The ‘lsof’ module runs iteratively the lsof command, available and often included in most UNIX variants, listing its open files and sockets. As we are aware, there are other powerful commands that allow monitoring open files and sockets in Unix variants (such as dtruss and fs_usage for OSX, and strace for Linux); we opted for lsof because for a number of reasons:

  • lsof is cross platform, so one command would work on Linux, OSX and other Unix; while the other commands are platform specific;
  • lsof does not require administrative privileges, as the other command require;
  • lsof is in practice quite reliable at reporting such events.

In the module configuration, the user can define a set of commands to watch and when an event satisfying the monitoring conditions happens, will generate a new event reported in the event system (that can react by storing the event, or adding a file to the list of monitored files) . Such events for example are the opening or closing of a files or sockets by a specific application.

A similar, but less effective solution was also done for Windows, where the lsof command is not available, with a module for the ‘handle’ command. This module will report open files based on the repeated execution of the handle command similarly to the lsof module. The handle command, although free, has a restrictive license that does not allow redistribution; for this reason the user willing to use the module has to manually download and copy the handle command in the native command directory.

A module for capturing a snapshot of the currently installed software was developed by calling the operating system-dependent software management component. It is an example of a module that uses customized operating system calls. Another module of this kind extracts the information about the currently used graphics card. Several extraction modules were developed only by using Java SE API, and work independently of external libraries and commands.

The directory monitor module will monitors directories for the creation, modification or deletion of files uses the Java Watch Service. General file storage information is extracted by calling Files.getFileStore(file), while posix (Portable Operating System Interface for Unix) file information is extracted using Files.readAttributes(file,PosixFileAttributes.class);.
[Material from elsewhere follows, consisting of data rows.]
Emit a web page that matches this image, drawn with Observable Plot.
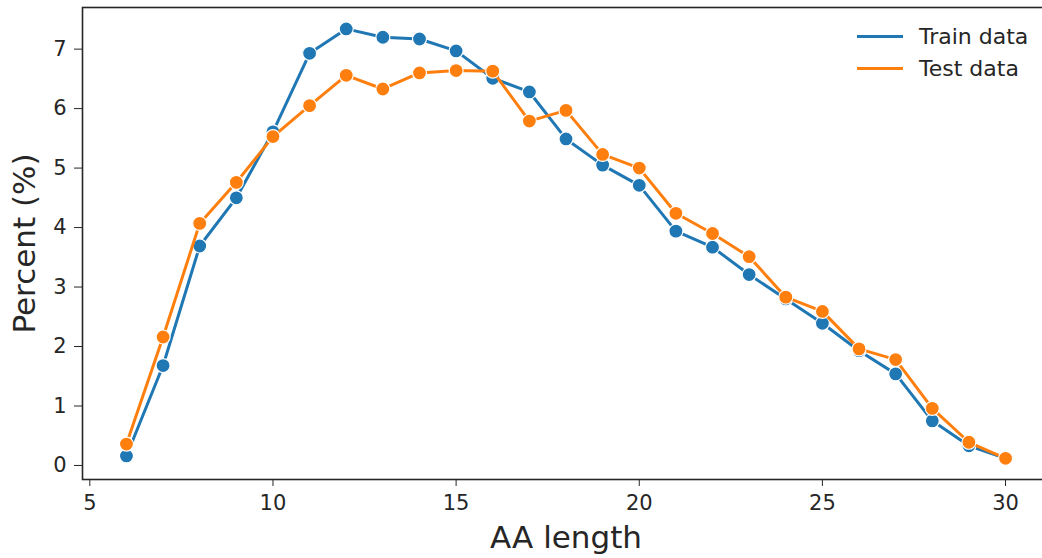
<!DOCTYPE html>
<html>
<head>
<meta charset="utf-8">
<script src="https://cdn.jsdelivr.net/npm/d3@7"></script>
<script src="https://cdn.jsdelivr.net/npm/@observablehq/plot@0.6"></script>
<style>
  html, body { margin: 0; padding: 0; background: #fff; overflow: hidden; }
  #wrap { position: relative; width: 1042px; height: 558px; font-family: "DejaVu Sans", sans-serif; }
  #wrap svg { overflow: hidden; }
  #legend { position: absolute; left: 857px; top: 20px; color: #262626; font-size: 22px; }
  .row { display: flex; align-items: center; height: 32px; }
  .sw { width: 46px; height: 3px; margin-right: 16px; }
</style>
</head>
<body>
<div id="wrap">
  <div id="legend"></div>
</div>
<script>
// AA length categories
const lengths = [6, 7, 8, 9, 10, 11, 12, 13, 14, 15, 16, 17, 18, 19, 20, 21, 22, 23, 24, 25, 26, 27, 28, 29, 30];
// Percent (%) per length
const trainPct = [0.16, 1.68, 3.69, 4.50, 5.61, 6.93, 7.34, 7.20, 7.17, 6.97, 6.51, 6.28, 5.49, 5.05, 4.71, 3.94, 3.67, 3.21, 2.80, 2.39, 1.93, 1.54, 0.75, 0.33, 0.12];
const testPct  = [0.36, 2.16, 4.07, 4.76, 5.53, 6.05, 6.56, 6.33, 6.60, 6.64, 6.63, 5.79, 5.97, 5.23, 5.00, 4.24, 3.90, 3.51, 2.83, 2.59, 1.96, 1.78, 0.96, 0.39, 0.12];
const seriesNames = ["Train data", "Test data"];
const seriesColors = ["#1f77b4", "#ff7f0e"];
const xTicks = [5, 10, 15, 20, 25, 30];
const yTicks = [0, 1, 2, 3, 4, 5, 6, 7];
const xLabel = "AA length";
const yLabel = "Percent (%)";

const train = lengths.map((x, i) => ({x, y: trainPct[i]}));
const test = lengths.map((x, i) => ({x, y: testPct[i]}));

const chart = Plot.plot({
  width: 1042,
  height: 558,
  marginLeft: 82,
  marginRight: -7,
  marginTop: 7,
  marginBottom: 79,
  style: {fontFamily: "DejaVu Sans, sans-serif", fontSize: "21px", color: "#262626", background: "white"},
  x: {domain: [4.8, 31.2], ticks: xTicks, tickSize: 7, tickPadding: 9, label: null, tickFormat: d => String(d)},
  y: {domain: [-0.236, 7.70], ticks: yTicks, tickSize: 8, tickPadding: 8, label: null, tickFormat: d => String(d)},
  marks: [
    Plot.frame({stroke: "#262626", strokeWidth: 1.6}),
    Plot.line(train, {x: "x", y: "y", stroke: seriesColors[0], strokeWidth: 3}),
    Plot.dot(train, {x: "x", y: "y", r: 7, fill: seriesColors[0], stroke: "white", strokeWidth: 1.2}),
    Plot.line(test, {x: "x", y: "y", stroke: seriesColors[1], strokeWidth: 3}),
    Plot.dot(test, {x: "x", y: "y", r: 7, fill: seriesColors[1], stroke: "white", strokeWidth: 1.2}),
    Plot.text([xLabel], {text: d => d, frameAnchor: "bottom", textAnchor: "middle", lineAnchor: "bottom", dy: 68, fontSize: 31, fill: "#262626"}),
    Plot.text([yLabel], {text: d => d, frameAnchor: "left", textAnchor: "middle", lineAnchor: "middle", rotate: -90, dx: -57, fontSize: 31, fill: "#262626"})
  ]
});
document.getElementById("wrap").appendChild(chart);

const legend = document.getElementById("legend");
seriesNames.forEach((name, i) => {
  const row = document.createElement("div");
  row.className = "row";
  const sw = document.createElement("div");
  sw.className = "sw";
  sw.style.background = seriesColors[i];
  const t = document.createElement("span");
  t.textContent = name;
  row.appendChild(sw);
  row.appendChild(t);
  legend.appendChild(row);
});
</script>
</body>
</html>
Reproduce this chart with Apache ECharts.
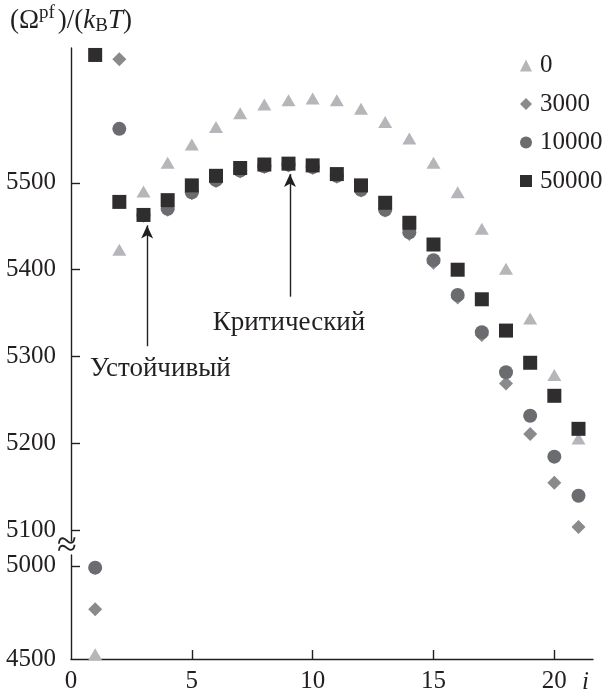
<!DOCTYPE html>
<html><head><meta charset="utf-8">
<script src="https://cdn.jsdelivr.net/npm/echarts@6/dist/echarts.min.js"></script>
<style>html,body{margin:0;padding:0;background:#fff}#c{width:604px;height:693px}</style>
</head><body><div id="c"></div>
<script>
// ---- data ----
const iValues = [1,2,3,4,5,6,7,8,9,10,11,12,13,14,15,16,17,18,19,20,21];
const seriesNames = ['0','3000','10000','50000'];
const values0     = [4525,5423,5490,5523,5544,5564,5580,5590,5595,5597,5595,5585,5570,5551,5523,5489,5447,5401,5344,5279,5206];
const values3000  = [4767,5642,5462,5469,5488,5502,5513,5518,5520,5517,5507,5491,5468,5441,5408,5368,5325,5269,5211,5155,5104];
const values10000 = [4990,5562,5463,5470,5489,5503,5514,5519,5521,5518,5508,5492,5469,5443,5411,5371,5328,5282,5232,5185,5140];
const values50000 = [5647,5478,5463,5480,5497,5508,5517,5521,5522,5520,5510,5497,5477,5454,5429,5400,5366,5330,5293,5255,5217];
const upperTicks = [5100,5200,5300,5400,5500];
const lowerTicks = [5000];
const lowerLabels = [4500,5000];
const xTicks = [5,10,15,20];
const xLabels = [0,5,10,15,20];
const breakValue = 5075;
const annotations = [
  {text:'Устойчивый', labelAt:[3.70,5286], arrowFrom:[3.15,5312], arrowTo:[3.15,5451]},
  {text:'Критический', labelAt:[9.02,5339], arrowFrom:[9.06,5369], arrowTo:[9.06,5510]}
];

// ---- styles ----
const FONT = '"Liberation Serif", "Times New Roman", serif';
const INK = '#231f20';
const styles = [
  {symbol:'triangle', size:[14,12], color:'#b5b6b9'},
  {symbol:'diamond',  size:[14,14], color:'#8a8a8c'},
  {symbol:'circle',   size:14,      color:'#6b6c6f'},
  {symbol:'rect',     size:14,      color:'#2f2d2e'}
];
const allValues = [values0, values3000, values10000, values50000];

const series = [];
allValues.forEach((vals, k) => {
  const upper = [], lower = [];
  vals.forEach((v, j) => {
    if (v >= breakValue) upper.push([iValues[j], v]); else lower.push([iValues[j], v]);
  });
  const base = {type:'scatter', name:seriesNames[k], symbol:styles[k].symbol, symbolSize:styles[k].size,
    itemStyle:{color:styles[k].color, opacity:1}, emphasis:{disabled:true}, animation:false};
  const up = Object.assign({}, base, {xAxisIndex:0, yAxisIndex:0, data:upper, z:2+k});
  if (k === 3) {
    up.markLine = {silent:true, symbol:['none','arrow'], symbolSize:[9,13], animation:false,
      lineStyle:{color:INK, width:1.4, type:'solid'}, label:{show:false},
      data: annotations.map(a => [{coord:a.arrowFrom}, {coord:a.arrowTo}])};
    up.markPoint = {silent:true, symbol:'circle', symbolSize:0, animation:false,
      label:{show:true, position:'inside', color:INK, fontFamily:FONT, fontSize:27, formatter:p=>p.name},
      data: annotations.map(a => ({name:a.text, coord:a.labelAt}))};
  }
  series.push(up);
  series.push(Object.assign({}, base, {xAxisIndex:1, yAxisIndex:1, data:lower, z:2+k}));
});

const axisLineStyle = {color:INK, width:1.4};
const labelStyle = {color:INK, fontFamily:FONT, fontSize:25, formatter:v => String(v)};

const option = {
  backgroundColor:'#fff',
  animation:false,
  grid:[
    {left:71, top:48, width:522, height:493, outerBoundsMode:'none'},
    {left:71, top:555, width:522, height:104, outerBoundsMode:'none'}
  ],
  legend:{
    orient:'vertical', left:515, top:48, itemWidth:12, itemHeight:12, itemGap:13.5,
    data:seriesNames, selectedMode:false,
    textStyle:{color:INK, fontFamily:FONT, fontSize:25, lineHeight:24, padding:[0,0,0,3]}
  },
  xAxis:[
    {gridIndex:0, type:'value', min:0, max:21.6, show:false},
    {gridIndex:1, type:'value', min:0, max:21.6,
      axisLine:{show:true, onZero:false, lineStyle:axisLineStyle},
      axisTick:{show:true, inside:true, length:9, lineStyle:axisLineStyle, customValues:xTicks},
      axisLabel:{...labelStyle, margin:10, customValues:xLabels},
      splitLine:{show:false},
      name:'i', nameLocation:'end', nameGap:-11,
      nameTextStyle:{color:INK, fontFamily:FONT, fontSize:25, fontStyle:'italic', verticalAlign:'top', padding:[11,0,0,0]}
    }
  ],
  yAxis:[
    {gridIndex:0, type:'value', min:5088, max:5655,
      axisLine:{show:true, onZero:false, lineStyle:axisLineStyle},
      axisTick:{show:true, inside:true, length:9, lineStyle:axisLineStyle, customValues:upperTicks},
      axisLabel:{...labelStyle, margin:15, customValues:upperTicks},
      splitLine:{show:false},
      name:'{a|(Ω}{sup|pf}{a|)/(}{i|k}{sub|B}{i|T}{a|)}', nameLocation:'end', nameGap:10,
      nameTextStyle:{color:INK, fontFamily:FONT, fontSize:27, padding:[0,0,0,0],
        rich:{
          a:{fontFamily:FONT, fontSize:27, color:INK},
          i:{fontFamily:FONT, fontSize:27, fontStyle:'italic', color:INK},
          sup:{fontFamily:FONT, fontSize:19, color:INK, padding:[0,3,15,0]},
          sub:{fontFamily:FONT, fontSize:19, color:INK, padding:[11,0,0,0]}
        }}
    },
    {gridIndex:1, type:'value', min:4500, max:5058,
      axisLine:{show:true, onZero:false, lineStyle:axisLineStyle},
      axisTick:{show:true, inside:true, length:9, lineStyle:axisLineStyle, customValues:lowerTicks},
      axisLabel:{...labelStyle, margin:15, customValues:lowerLabels},
      splitLine:{show:false}
    }
  ],
  graphic:[
    {type:'text', x:67, y:547, z:100,
      style:{text:'≈', fontFamily:FONT, fontSize:36, fill:INK, align:'center', verticalAlign:'middle'}}
  ],
  series: series
};
const chart = echarts.init(document.getElementById('c'), null, {renderer:'canvas'});
chart.setOption(option);
</script></body></html>
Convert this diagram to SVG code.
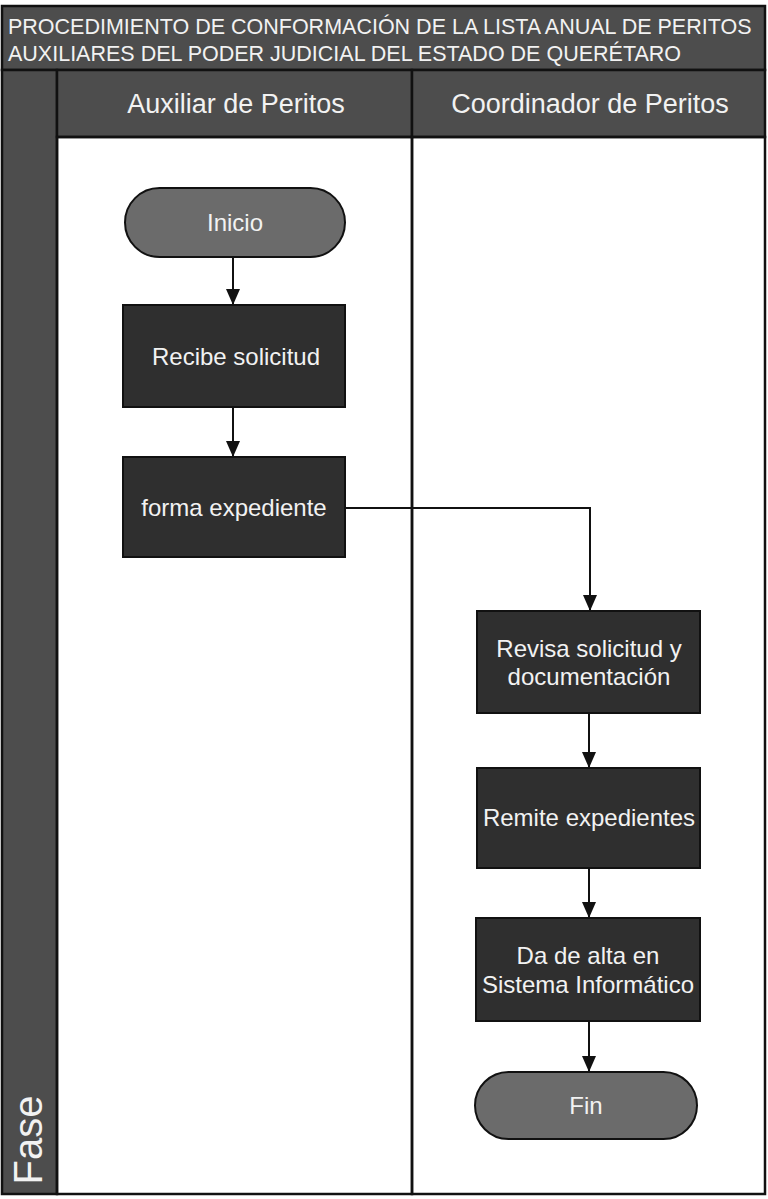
<svg xmlns="http://www.w3.org/2000/svg" width="768" height="1199" viewBox="0 0 768 1199">
<defs>
<style>
.frame{fill:none;stroke:#111;stroke-width:2.5}
.hdr{fill:#4d4d4d;stroke:#111;stroke-width:2.5}
.proc{fill:#2f2f2f;stroke:#111;stroke-width:2}
.term{fill:#6b6b6b;stroke:#111;stroke-width:2}
.t{font-family:"Liberation Sans","Open Sans",sans-serif;fill:#f2f2f2;text-anchor:middle}
.title{font-family:"Liberation Sans","Open Sans",sans-serif;fill:#f2f2f2;font-size:21.5px}
.lane{font-size:27px}
.node{font-size:24px}
.conn{fill:none;stroke:#111;stroke-width:2}
</style>
<marker id="arr" viewBox="0 0 16 14" refX="16" refY="7" markerWidth="16" markerHeight="14" markerUnits="userSpaceOnUse" orient="auto">
<path d="M0,0 L16,7 L0,14 Z" fill="#111"/>
</marker>
</defs>
<rect width="768" height="1199" fill="#ffffff"/>
<g id="title">
<rect class="hdr" x="2" y="6" width="763" height="64"/>
<text class="title" x="8" y="34">PROCEDIMIENTO DE CONFORMACIÓN DE LA LISTA ANUAL DE PERITOS</text>
<text class="title" x="8" y="61">AUXILIARES DEL PODER JUDICIAL DEL ESTADO DE QUERÉTARO</text>
</g>
<g id="fase">
<rect class="hdr" x="2" y="70" width="55" height="1124"/>
<text class="t" transform="translate(42,1140) rotate(-90)" style="font-size:40px">Fase</text>
</g>
<g id="lane-auxiliar">
<rect class="hdr" x="57" y="70" width="355" height="67"/>
<rect class="frame" x="57" y="137" width="355" height="1057"/>
<text class="t lane" x="236" y="113">Auxiliar de Peritos</text>
</g>
<g id="lane-coordinador">
<rect class="hdr" x="412" y="70" width="353" height="67"/>
<rect class="frame" x="412" y="137" width="353" height="1057"/>
<text class="t lane" x="590" y="113">Coordinador de Peritos</text>
</g>
<g id="connectors">
<line class="conn" x1="233" y1="257" x2="233" y2="305" marker-end="url(#arr)"/>
<line class="conn" x1="233" y1="407" x2="233" y2="457" marker-end="url(#arr)"/>
<polyline class="conn" points="345,508 590,508 590,611" marker-end="url(#arr)"/>
<line class="conn" x1="589" y1="713" x2="589" y2="768" marker-end="url(#arr)"/>
<line class="conn" x1="589" y1="868" x2="589" y2="918" marker-end="url(#arr)"/>
<line class="conn" x1="589" y1="1021" x2="589" y2="1072" marker-end="url(#arr)"/>
</g>
<g id="inicio">
<rect class="term" x="125" y="188" width="220" height="69" rx="34.5"/>
<text class="t node" x="235" y="231">Inicio</text>
</g>
<g id="recibe-solicitud">
<rect class="proc" x="123" y="305" width="222" height="102"/>
<text class="t node" x="236" y="365">Recibe solicitud</text>
</g>
<g id="forma-expediente">
<rect class="proc" x="123" y="457" width="222" height="100"/>
<text class="t node" x="234" y="516">forma expediente</text>
</g>
<g id="revisa-solicitud">
<rect class="proc" x="477" y="611" width="223" height="102"/>
<text class="t node" x="589" y="657">Revisa solicitud y</text>
<text class="t node" x="589" y="685">documentación</text>
</g>
<g id="remite-expedientes">
<rect class="proc" x="477" y="768" width="223" height="100"/>
<text class="t node" x="589" y="826">Remite expedientes</text>
</g>
<g id="da-de-alta">
<rect class="proc" x="476" y="918" width="224" height="103"/>
<text class="t node" x="588" y="964">Da de alta en</text>
<text class="t node" x="588" y="993">Sistema Informático</text>
</g>
<g id="fin">
<rect class="term" x="475" y="1072" width="222" height="67" rx="33.5"/>
<text class="t node" x="586" y="1114">Fin</text>
</g>
</svg>
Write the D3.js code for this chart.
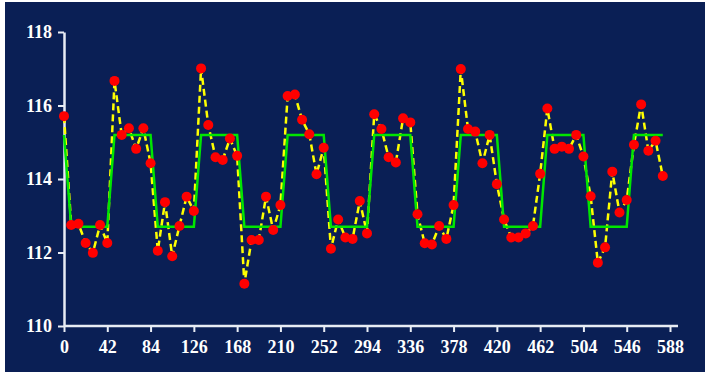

Information about the Java installation, and more general operating system properties is extracted by calling System.getProperties();. Javax.xml was used for developing a module that extracts information from XML files with XPath expressions. To extract information from a normal text file with a regular expression java.util.regex was used, as well as a module that extracts information from log files via regular expressions. Two modules were developed by using java.awt: A module that captures screenshots to save graphical elements, and a module that extracts the systems graphic properties. A module to calculate the checksum of a file uses java.security.

Additionally, the following modules also exist that include external tools for the information extraction or environment monitoring: an Apache Tika file identification module, a MediaInfo module, an OS X Spotlight module, a module for extracting MS Office document dependencies using the Office Dependency Discovery Tool, and the chrome-cli for monitoring of opened tabs in the Chrome browser. For the extraction of font dependencies of pdf files the PDFBox library is used.

In addition, a generic module was created to execute any OS command with a specific configuration, allowing users to extend create new modules by just defining the command configuration and with no programming necessary.